As much as we’d like it to be unique, reality is a spectrum.
Varying from factual to ‘seat of the pants’. And everything in between.
But what is this thing we call ‘reality’?
The key word here being “we”, of course!
First of all, reality is a concept. Which covers everything we know it exists ‘out there’.
Mind you, not everything ’which exists out there’, only ‘what we know about’.
We know about how?
Here’s where things become really interesting.
Maturana says that we, humans, are the first animals able to ‘observe themselves observing’ – his definition of ‘self-awareness’.
We not only observe things, we’ve developed the ability to set them apart from us. To understand that ‘things’ are both separated from us and still connected to us.

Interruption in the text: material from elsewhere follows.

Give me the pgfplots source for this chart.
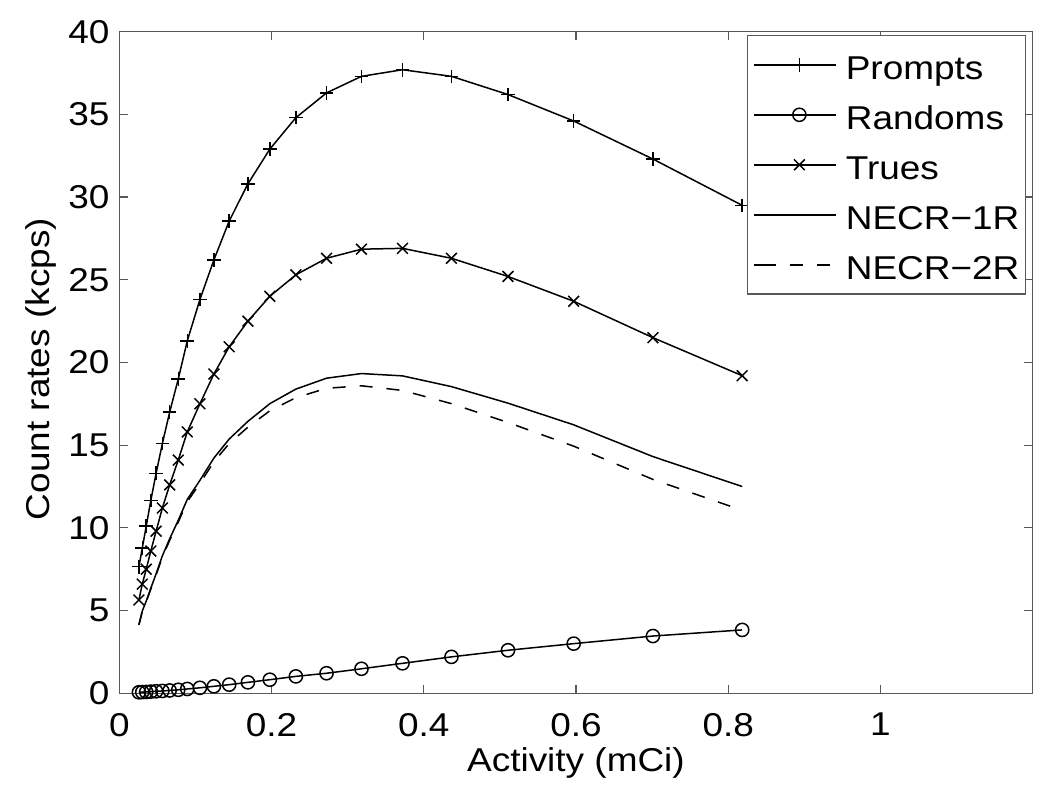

Even this understanding of ours comes in various degrees.
Some of us behave as if there is no tomorrow while others have developed intricate thought systems which connect our past actions (a.k.a. ‘sins’) with our future (a.k.a. ‘redemption’).
‘But most of the religious people base their faith on myths rather than facts!’
Well… myths are facts too.
Not in the sense that all the content of all myths had necessarily happened!
My point being that a story becomes a myth/fact as soon as enough people believe in it. Regardless of that story being a factual description of a real incident, an interpretation thereof or even the figment of somebody’s imagination.
Too much confusion… facts are no longer factual, reality is no longer real… everything is in a sort of limbo…
Yep. You’ve got the gist of it.
Our own consciousness has thrown us in limbo. Which, obviously, is yet another of our own inventions…
The funniest thing being that our consciousness hates being in limbo. And tries to explain everything it comes in contact with. Which explains why we have so many myths.
Now, if we want to explain the difference between the factual and the seat of the pants realities, we need to retrace the whole argument.
We have the ‘real’ reality – everything that exists out there, and the conceptual one. Everything that actually exists versus what we know it exists. Or it may exist.
What we know it exists can be further divided into things we think we have completely understood, things we ‘know’ but we still cannot fully explain and things which continue to baffle us.
For instance, we think we know everything there is to be known about internal combustion engines, we know when we are in love but we cannot explain ‘love’ and we are completely baffled by the callousness of some of our brethren.